Gather the lines from the material that contain "this".

MATERIAL PROVIDED:
==================================================

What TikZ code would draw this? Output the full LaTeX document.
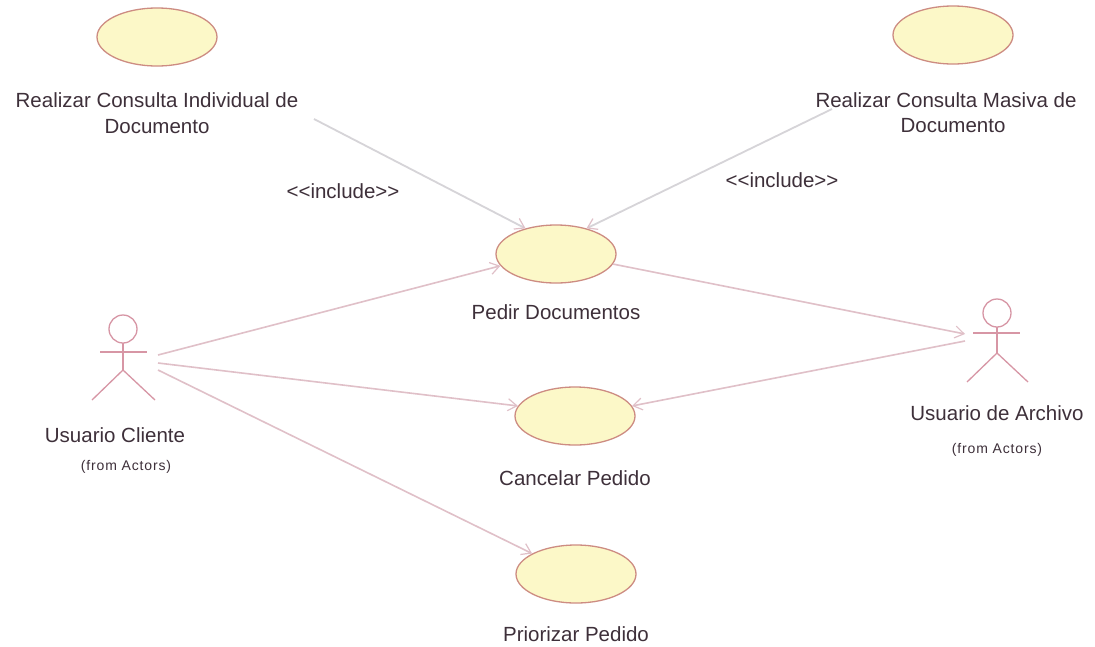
\documentclass[tikz,border=0pt]{standalone}
\usepackage{fontspec}
\setmainfont{Liberation Sans}
\newfontfamily\spacedfont{Liberation Sans}[LetterSpace=6]
\usetikzlibrary{arrows.meta,shapes.geometric}
\definecolor{ucfill}{RGB}{252,248,200}
\definecolor{ucedge}{RGB}{205,140,130}
\definecolor{actorline}{RGB}{215,150,165}
\definecolor{assocline}{RGB}{224,192,200}
\definecolor{incline}{RGB}{214,212,216}
\definecolor{txt}{RGB}{62,48,58}
\tikzset{
  usecase/.style={ellipse, draw=ucedge, fill=ucfill, line width=1.3pt,
    minimum width=120pt, minimum height=58pt, inner sep=0pt},
  lbl/.style={text=txt, font=\fontsize{20.5}{26}\selectfont, align=center, inner sep=0pt},
  small/.style={text=txt, font=\spacedfont\fontsize{14}{16}\selectfont, inner sep=0pt},
  actor/.style={draw=actorline, line width=1.3pt},
  assoc/.style={draw=assocline, line width=1.6pt, -{Straight Barb[length=9pt,width=12pt,line width=1.2pt]}},
  incl/.style={draw=incline, line width=1.8pt, -{Straight Barb[length=9pt,width=12pt,line width=1.2pt, color=assocline]}},
}
\newcommand{\incltext}{<\kern0pt<include>\kern0pt>}
\begin{document}
\begin{tikzpicture}[x=1pt,y=-1pt]
\useasboundingbox[fill=white] (0,0) rectangle (1095,646);

% use cases
\node[usecase] (rci) at (157,37) {};
\node[usecase] (rcm) at (953,35) {};
\node[usecase] (pd)  at (556,254) {};
\node[usecase] (cp)  at (575,416) {};
\node[usecase] (pp)  at (576,574) {};

\node[lbl] (rciL) at (157,113) {Realizar Consulta Individual de\\Documento};
\node[lbl] (rcmL1) at (946,100) {Realizar Consulta Masiva de};
\node[lbl] (rcmL2) at (953,126) {Documento};
\node[lbl] (pdL) at (556,312) {Pedir Documentos};
\node[lbl] (cpL) at (575,478) {Cancelar Pedido};
\node[lbl] (ppL) at (576,634) {Priorizar Pedido};

\node[lbl] (inc1) at (343,191) {\incltext};
\node[lbl] (inc2) at (782,180) {\incltext};

% actor: Usuario Cliente
\draw[actor] (123,329) circle (14);
\draw[actor] (100,352) -- (147,352);
\draw[actor] (123,343) -- (123,370);
\draw[actor] (92,400) -- (123,370) -- (155,400);
\coordinate (uc) at (158,355);
\coordinate (uc2) at (158,363);
\coordinate (uc3) at (158,370);
\node[lbl] (ucL) at (115,435) {Usuario Cliente};
\node[small] (ucF) at (126,467) {(from Actors)};

% actor: Usuario de Archivo
\draw[actor] (997,313) circle (14);
\draw[actor] (973,333) -- (1020,333);
\draw[actor] (997,327) -- (997,353);
\draw[actor] (967,382) -- (997,353) -- (1028,382);
\coordinate (ua) at (965,334);
\coordinate (ua2) at (965,341);
\node[lbl] (uaL) at (997,413) {Usuario de Archivo};
\node[small] (uaF) at (997,450) {(from Actors)};

% include dependencies
\coordinate (i1s) at (314,119);
\coordinate (i2s) at (832,109);
\draw[incl] (i1s) -- (pd.140);
\draw[incl] (i2s) -- (pd.40);

% associations
\draw[assoc] (uc) -- (pd.192);
\draw[assoc] (uc2) -- (cp.170);
\draw[assoc] (uc3) -- (pp.155);
\draw[assoc] (pd.-10) -- (ua);
\draw[assoc] (ua2) -- (cp.10);
\end{tikzpicture}
\end{document}
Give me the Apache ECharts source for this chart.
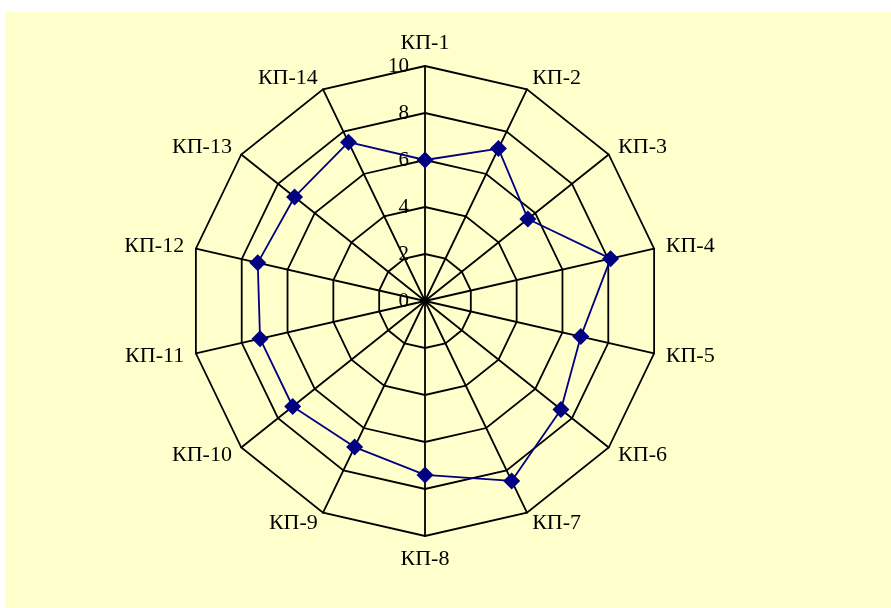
<!DOCTYPE html>
<html>
<head>
<meta charset="utf-8">
<script src="https://cdn.jsdelivr.net/npm/echarts@6/dist/echarts.min.js"></script>
<style>
  html,body{margin:0;padding:0;background:#fff;}
  #chart{position:absolute;left:5px;top:12px;width:886px;height:596px;}
</style>
</head>
<body>
<div id="chart"></div>
<script>
  // categories
  var names = ['КП-1','КП-2','КП-3','КП-4','КП-5','КП-6','КП-7','КП-8','КП-9','КП-10','КП-11','КП-12','КП-13','КП-14'];
  // series values
  var values = [6.0, 7.2, 5.6, 8.1, 6.8, 7.4, 8.5, 7.4, 6.9, 7.2, 7.2, 7.3, 7.1, 7.5];
  var axisMax = 10;

  // radar goes counter-clockwise, so keep the first one on top and reverse the rest
  var order = [0];
  for (var i = names.length - 1; i > 0; i--) order.push(i);

  var chart = echarts.init(document.getElementById('chart'));
  var center = [420, 289];
  var radius = 235;

  chart.setOption({
    backgroundColor: '#FFFFCC',
    radar: [
      {
        center: center,
        radius: radius,
        startAngle: 90,
        splitNumber: 5,
        shape: 'polygon',
        indicator: order.map(function(k){ return {name: names[k], min: 0, max: axisMax}; }),
        axisName: {color: '#000', fontFamily: 'Liberation Serif', fontSize: 22},
        nameGap: 12,
        axisLine: {lineStyle: {color: '#000', width: 1.8}},
        splitLine: {lineStyle: {color: '#000', width: 1.8}},
        splitArea: {show: false},
        axisTick: {show: false},
        axisLabel: {show: false}
      },
      {
        // only used to draw the 0..10 tick labels on the first axis
        center: center,
        radius: radius,
        startAngle: 90,
        splitNumber: 5,
        indicator: [{name: '', min: 0, max: axisMax}],
        axisName: {show: false},
        axisLine: {show: false},
        splitLine: {show: false},
        splitArea: {show: false},
        axisTick: {show: false},
        axisLabel: {show: true, color: '#000', fontFamily: 'Liberation Serif', fontSize: 21, margin: 16}
      }
    ],
    series: [
      {
        type: 'radar',
        radarIndex: 0,
        symbol: 'diamond',
        symbolSize: 17,
        lineStyle: {color: '#000080', width: 1.8},
        itemStyle: {color: '#000080'},
        data: [{value: order.map(function(k){ return values[k]; })}]
      }
    ]
  });
</script>
</body>
</html>
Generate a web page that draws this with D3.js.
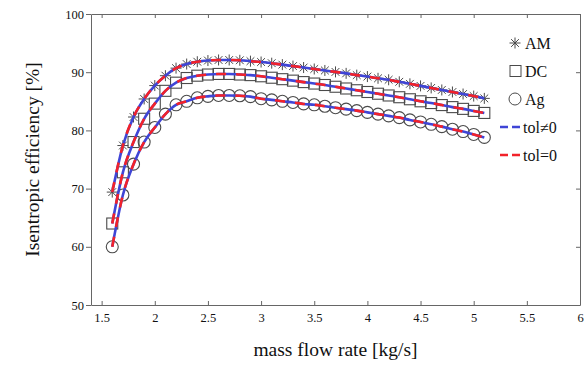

==================================================

REPLY:
What TikZ code would draw this? Output the full LaTeX document.
Give me the Apache ECharts source for this chart.
Generate a web page that draws this with D3.js.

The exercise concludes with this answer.